The Trump administration said it will strip tens of millions in federal education funding from New York City and other cities across the country after those school districts failed to meet the president’s Sept. 23 deadline to scrap policies protecting transgender individuals.
In New York City alone, the administration is cancelling about $36 million in total funding for Magnet Schools Assistance Program funding, which covers specialized curricula, educator professional development, afterschool learning, and summer learning. The funding cuts include roughly $15 million for next year, according to the US Education Department. The administration is also pulling funding from Chicago, Illinois, and Fairfax, Virginia, for the same reason.
The funding cuts represent the latest example of the Trump administration’s full-court press against transgender rights since returning to the White House in January.
“The Department will not rubber-stamp civil rights compliance for New York, Chicago, and Fairfax while they blatantly discriminate against students based on race and sex,” Julie Hartman, a US Department of Education spokesperson, told Gay City News in a written statement. “These are public schools, funded by hardworking American families, and parents have every right to expect an excellent education — not ideological indoctrination masquerading as ‘inclusive’ policy. If these entities are willing to risk federal funding to continue their illegal activity, that decision falls squarely on them.”
The administration’s announcement comes a week after Craig W. Trainor, who serves as the acting assistant secretary for civil rights in the US Education Department, delivered a letter to city officials claiming that New York City was out of compliance with the president’s interpretation of Title IX, the federal civil rights law implemented in 1972, and warning that funding would be slashed if trans-inclusive policies were not nixed — including policies protecting the right of student-athletes to play sports and use bathrooms and other facilities in accordance with their gender identity.

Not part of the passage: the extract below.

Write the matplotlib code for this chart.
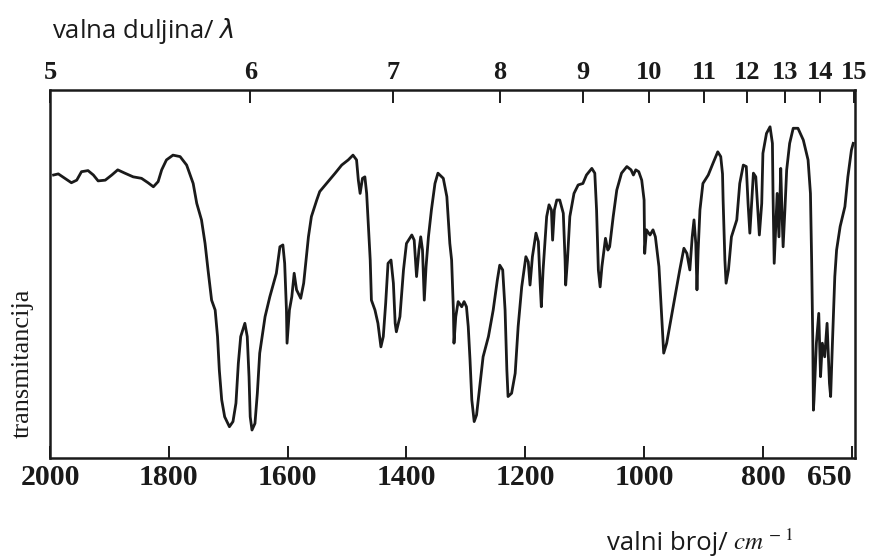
import numpy as np
import matplotlib
matplotlib.use("Agg")
import matplotlib.pyplot as plt

# spectrum (wavenumber in cm-1, transmittance in % of frame height)
wavenumber = [1994, 1986, 1975, 1964, 1955, 1947, 1936, 1927, 1919, 1907,
              1896, 1886, 1874, 1860, 1846, 1835, 1826, 1818, 1812, 1804,
              1793, 1781, 1770, 1759, 1753, 1745, 1739, 1734, 1728, 1722,
              1718, 1715, 1711, 1706, 1698, 1692, 1687, 1683, 1679, 1672,
              1668, 1665, 1663, 1660, 1655, 1651, 1647, 1638, 1630, 1619,
              1613, 1608, 1605, 1602, 1601, 1597, 1593, 1589, 1585, 1578,
              1573, 1565, 1560, 1551, 1546, 1532, 1520, 1509, 1498, 1490,
              1484, 1481, 1478, 1474, 1470, 1467, 1464, 1461, 1459, 1453,
              1448, 1443, 1439, 1435, 1431, 1426, 1422, 1419, 1417, 1411,
              1405, 1400, 1391, 1387, 1383, 1379, 1376, 1373, 1370, 1367,
              1363, 1358, 1352, 1347, 1338, 1332, 1327, 1324, 1321, 1320,
              1317, 1313, 1307, 1303, 1299, 1296, 1293, 1290, 1286, 1282,
              1276, 1271, 1262, 1254, 1247, 1243, 1238, 1234, 1231, 1229,
              1223, 1217, 1212, 1206, 1199, 1195, 1192, 1188, 1182, 1178,
              1175, 1173, 1170, 1164, 1160, 1156, 1154, 1151, 1147, 1142,
              1136, 1133, 1132, 1129, 1125, 1118, 1111, 1103, 1097, 1088,
              1083, 1080, 1077, 1074, 1071, 1065, 1061, 1058, 1052, 1046,
              1038, 1029, 1022, 1018, 1014, 1009, 1004, 1000, 999, 996,
              990, 985, 981, 975, 971, 967, 962, 955, 948, 940,
              933, 928, 923, 919, 916, 913, 911, 909, 906, 901,
              892, 884, 876, 871, 868, 867, 864, 862, 858, 853,
              844, 839, 833, 828, 825, 822, 819, 816, 812, 809,
              806, 802, 800, 794, 788, 784, 783, 781, 778, 776,
              773, 770, 768, 766, 763, 760, 755, 749, 741, 732,
              724, 720, 718, 716, 715, 714, 710, 706, 703, 700,
              696, 692, 688, 686, 683, 679, 676, 670, 662, 657,
              651, 648]

transmittance = [76.9, 77.2, 76.0, 74.8, 75.5, 77.8, 78.1, 76.9, 75.3, 75.5,
                 76.9, 78.3, 77.4, 76.4, 76.0, 74.8, 73.7, 75.1, 78.3, 81.0,
                 82.3, 81.9, 79.6, 74.6, 69.2, 64.7, 58.3, 51.1, 42.9, 40.2,
                 33.0, 23.9, 15.8, 11.2, 8.5, 9.9, 14.9, 25.7, 33.0, 36.6,
                 33.0, 22.1, 11.2, 7.6, 9.4, 17.6, 28.5, 38.4, 43.8, 50.2,
                 57.4, 57.9, 52.9, 40.2, 31.2, 40.2, 43.8, 50.2, 45.7, 43.4,
                 47.5, 60.1, 65.6, 70.1, 72.4, 75.1, 77.4, 79.6, 81.0, 82.3,
                 81.0, 75.5, 71.9, 76.0, 76.4, 71.9, 62.9, 53.8, 42.9, 40.2,
                 36.6, 30.2, 33.0, 42.0, 52.9, 53.8, 47.5, 36.6, 34.3, 38.4,
                 51.1, 58.3, 60.6, 59.2, 49.3, 56.5, 60.1, 56.5, 42.9, 52.0,
                 60.1, 67.4, 74.6, 77.4, 76.0, 71.0, 58.3, 53.8, 40.2, 31.2,
                 38.4, 42.5, 41.1, 42.5, 41.1, 35.7, 26.6, 15.8, 9.9, 11.7,
                 20.3, 27.5, 33.0, 40.2, 48.4, 52.4, 51.1, 40.2, 23.9, 16.7,
                 17.6, 23.0, 35.7, 46.5, 54.7, 53.3, 47.0, 54.7, 61.1, 58.8,
                 47.5, 41.1, 51.1, 65.6, 68.8, 67.4, 59.2, 67.4, 70.1, 70.1,
                 66.5, 53.8, 47.0, 53.8, 65.6, 71.9, 74.2, 74.6, 76.9, 78.7,
                 77.4, 67.4, 51.1, 46.5, 52.0, 59.7, 56.5, 57.4, 65.6, 72.8,
                 77.4, 79.2, 78.3, 76.9, 78.3, 77.8, 75.5, 70.1, 55.6, 62.0,
                 60.6, 62.0, 60.1, 52.0, 40.2, 28.5, 31.2, 37.5, 43.8, 51.1,
                 57.0, 55.6, 51.1, 60.1, 64.7, 58.3, 45.7, 56.5, 67.4, 74.6,
                 76.9, 80.1, 83.2, 81.9, 77.2, 70.1, 53.8, 47.5, 51.1, 60.1,
                 64.7, 74.6, 79.6, 79.2, 69.2, 61.1, 69.2, 77.4, 76.4, 68.3,
                 60.6, 69.2, 82.8, 88.2, 90.0, 85.5, 71.9, 52.9, 64.7, 71.9,
                 60.1, 78.7, 67.4, 57.4, 67.4, 78.3, 85.5, 89.6, 89.6, 86.4,
                 81.0, 71.9, 53.8, 31.2, 13.0, 15.8, 31.2, 39.3, 22.1, 31.2,
                 27.5, 36.6, 20.3, 16.7, 31.2, 49.3, 56.5, 62.9, 68.3, 76.4,
                 83.7, 85.5]

wn_ticks = [2000, 1800, 1600, 1400, 1200, 1000, 800, 650]
wn_labels = ["2000", "1800", "1600", "1400", "1200", "1000", "800", "650"]

# wavelength scale on top (um), placed where the scan puts it
wl_labels = ["5", "6", "7", "8", "9", "10", "11", "12", "13", "14", "15"]
wl_pos = [2000, 1663, 1423, 1243, 1103, 992, 899, 827, 763, 704, 647]

W, H = 884, 557
fig = plt.figure(figsize=(W / 100, H / 100), dpi=100)
ax = fig.add_axes([50 / W, 99 / H, 805 / W, 368 / H])

ax.plot(wavenumber, transmittance, color="#1a1a1a", lw=2.0, solid_joinstyle="round")
ax.set_xlim(2000, 645)
ax.set_ylim(0, 100)
ax.set_yticks([])

for s in ax.spines.values():
    s.set_linewidth(1.8)
    s.set_color("#1a1a1a")

tick_font = dict(family="Liberation Serif", weight="bold", size=21.5)
ax.set_xticks(wn_ticks)
ax.set_xticklabels(wn_labels, fontdict=tick_font)
ax.tick_params(axis="x", direction="in", length=9, width=1.4, pad=4, colors="#1a1a1a")
lab650 = ax.get_xticklabels()[-1]
lab650.set_horizontalalignment("right")

top = ax.twiny()
top.set_xlim(ax.get_xlim())
top.set_xticks(wl_pos)
top.set_xticklabels(wl_labels, fontdict=dict(family="Liberation Serif", weight="bold", size=19))
top.tick_params(axis="x", direction="in", length=9, width=1.4, pad=4, colors="#1a1a1a")
for s in top.spines.values():
    s.set_visible(False)

fig.text(52 / W, 1 - 38 / H, "valna duljina/ $\\lambda$", family="Open Sans",
         size=18.5, ha="left", va="baseline", color="#1a1a1a")
fig.text(607 / W, 1 - 550 / H, "valni broj/ ", family="Open Sans",
         size=18.5, ha="left", va="baseline", color="#1a1a1a")
fig.text(733 / W, 1 - 550 / H, "$cm^{\\,-\\,1}$", size=18, ha="left", va="baseline",
         color="#1a1a1a", math_fontfamily="stix")
fig.text(23 / W, 1 - 363 / H, "transmitancija", family="Liberation Serif",
         size=19, rotation=90, ha="center", va="center", color="#1a1a1a")

fig.savefig("out.png", dpi=100)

The Trump administration’s letter appeared to deliberately misgender students and advance false accusations about inclusive bathroom policies in New York, where both city and state laws protect individuals’ right to use bathrooms in accordance with their gender identity. The city’s inclusive bathroom policy, Trainor wrote in the letter, “means that male students who identify as female or transgender are given unqualified access to female intimate spaces,” according to the New York Times.
In the days following the Trump administration’s letter, Mayor Eric Adams drew widespread outrage when he criticized the city’s inclusive bathroom policies and stated that he would review his power to change the laws, though he conceded on Sept. 22 that he lacks the power to alter the policy on his own.
A spokesperson for New York City Schools said the city unsuccessfully sought to put off the funding cuts.
“New York City Public Schools is deeply disappointed that the US Department of Education denied our request for an extension of time to consider our position and demanded sweeping policy changes by 5:00 p.m. on September 23,” the spokesperson told Gay City News. “Cutting this funding — which invests in specialized curricula, afterschool education, and summer learning — harms not only the approximately 8,500 students this program currently benefits, but all of our students from underserved communities. If the federal government pulls this funding, that means canceled courses and shrinking enrichment. That’s a consequence our city can’t afford and our students don’t deserve.”
The Trump administration’s funding cuts also drew criticism from civil rights groups.
“Trump’s decision to rip millions of dollars from the nation’s largest public school system and bully New York City’s most vulnerable students is a sick move that will hurt thousands of young people across all five boroughs,” Johanna Miller, the director of the Education Policy Center at the New York Civil Liberties Union, said in a written statement. “The Trump regime’s transphobic agenda has no place in our city’s schools.”
Miller added: “Let’s be clear: New York City’s public schools welcome every student, local law and regulations protect public school students’ right to use restrooms consistent with their gender identity, and the Trump administration cannot rescind these funds to force its ideology on New Yorkers.”
Manhattan Borough President Mark Levine, who is the Democratic nominee for city comptroller, wrote a letter to Mayor Eric Adams and others urging the city to remain defiant in the face of threats from Washington.
“As this fight continues, I call on the [Department of Education] and the Panel for Educational Policy to remain steadfast in their defense of trans and gender-expansive students,” Levine wrote. “Their right to participate fully and safely in school life is non-negotiable, and New York City must send a clear message that we will not sacrifice equality and inclusion in exchange for federal dollars.”
As for Adams’ recent criticism of inclusive bathroom policies, Levine said the “mayor must cease using rhetoric that undermines our city’s values of inclusion and identify prospective emergency funds for any school that has grant dollars illegally revoked.”